What is expected: Retype every line from the start of the data down to and including the line with "plt.rcParams['hatch.linewidth'] = 0.6". Skip the pictures.

Dataset extract:
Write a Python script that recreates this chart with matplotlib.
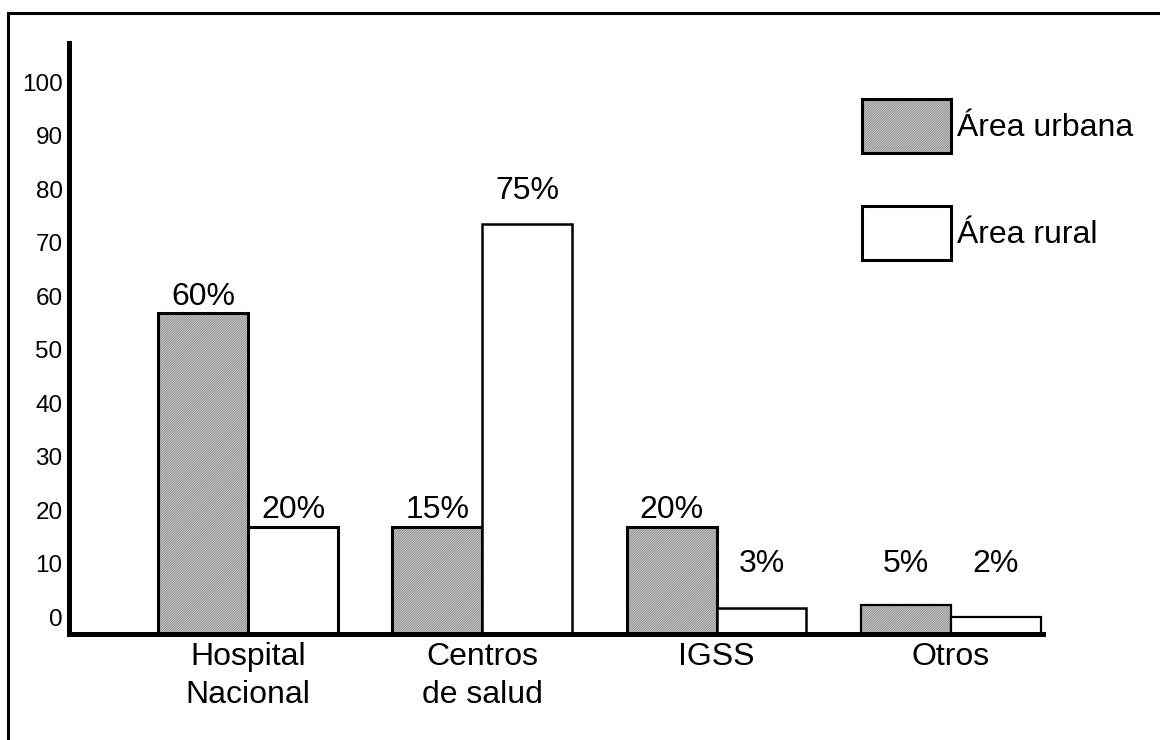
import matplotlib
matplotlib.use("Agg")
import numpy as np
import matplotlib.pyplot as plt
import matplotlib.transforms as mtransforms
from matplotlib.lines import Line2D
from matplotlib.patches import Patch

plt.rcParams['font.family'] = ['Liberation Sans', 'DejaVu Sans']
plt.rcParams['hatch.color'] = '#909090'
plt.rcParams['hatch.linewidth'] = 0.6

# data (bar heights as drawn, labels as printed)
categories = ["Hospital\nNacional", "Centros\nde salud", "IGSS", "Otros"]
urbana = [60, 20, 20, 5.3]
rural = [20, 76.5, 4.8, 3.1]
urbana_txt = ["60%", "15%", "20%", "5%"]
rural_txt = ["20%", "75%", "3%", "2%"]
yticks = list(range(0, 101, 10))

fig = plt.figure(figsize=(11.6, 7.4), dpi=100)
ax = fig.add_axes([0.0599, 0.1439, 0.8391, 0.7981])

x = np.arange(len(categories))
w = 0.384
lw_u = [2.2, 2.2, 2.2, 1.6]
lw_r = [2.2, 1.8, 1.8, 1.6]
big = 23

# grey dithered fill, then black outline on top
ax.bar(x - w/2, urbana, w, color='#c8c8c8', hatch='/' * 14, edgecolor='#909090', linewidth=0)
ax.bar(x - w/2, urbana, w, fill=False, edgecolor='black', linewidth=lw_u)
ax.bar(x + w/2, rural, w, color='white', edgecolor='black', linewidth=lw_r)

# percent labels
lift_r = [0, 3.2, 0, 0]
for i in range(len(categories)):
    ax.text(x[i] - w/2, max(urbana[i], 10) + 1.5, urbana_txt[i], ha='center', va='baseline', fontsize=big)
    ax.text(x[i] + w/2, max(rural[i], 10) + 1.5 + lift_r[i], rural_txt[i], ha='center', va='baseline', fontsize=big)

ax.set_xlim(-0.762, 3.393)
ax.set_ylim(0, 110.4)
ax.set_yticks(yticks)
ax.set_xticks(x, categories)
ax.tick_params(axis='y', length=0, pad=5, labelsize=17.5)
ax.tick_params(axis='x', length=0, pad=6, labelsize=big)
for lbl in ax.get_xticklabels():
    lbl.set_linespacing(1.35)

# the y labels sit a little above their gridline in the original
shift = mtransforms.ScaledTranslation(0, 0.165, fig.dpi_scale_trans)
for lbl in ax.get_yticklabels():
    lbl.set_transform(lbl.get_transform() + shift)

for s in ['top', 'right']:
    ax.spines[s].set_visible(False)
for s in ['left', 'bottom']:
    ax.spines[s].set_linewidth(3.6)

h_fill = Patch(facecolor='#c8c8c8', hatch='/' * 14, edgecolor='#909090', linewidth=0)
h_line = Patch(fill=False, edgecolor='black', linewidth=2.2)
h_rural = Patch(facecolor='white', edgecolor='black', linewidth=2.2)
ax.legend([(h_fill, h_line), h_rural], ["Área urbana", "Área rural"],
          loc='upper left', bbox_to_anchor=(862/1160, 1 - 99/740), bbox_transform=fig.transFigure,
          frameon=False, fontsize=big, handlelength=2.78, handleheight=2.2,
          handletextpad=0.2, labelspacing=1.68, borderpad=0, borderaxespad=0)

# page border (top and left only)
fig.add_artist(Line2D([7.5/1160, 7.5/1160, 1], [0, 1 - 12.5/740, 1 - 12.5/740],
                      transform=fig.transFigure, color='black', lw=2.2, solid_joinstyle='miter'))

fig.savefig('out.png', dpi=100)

Task answer:
Write a Python script that recreates this chart with matplotlib.
import matplotlib
matplotlib.use("Agg")
import numpy as np
import matplotlib.pyplot as plt
import matplotlib.transforms as mtransforms
from matplotlib.lines import Line2D
from matplotlib.patches import Patch

plt.rcParams['font.family'] = ['Liberation Sans', 'DejaVu Sans']
plt.rcParams['hatch.color'] = '#909090'
plt.rcParams['hatch.linewidth'] = 0.6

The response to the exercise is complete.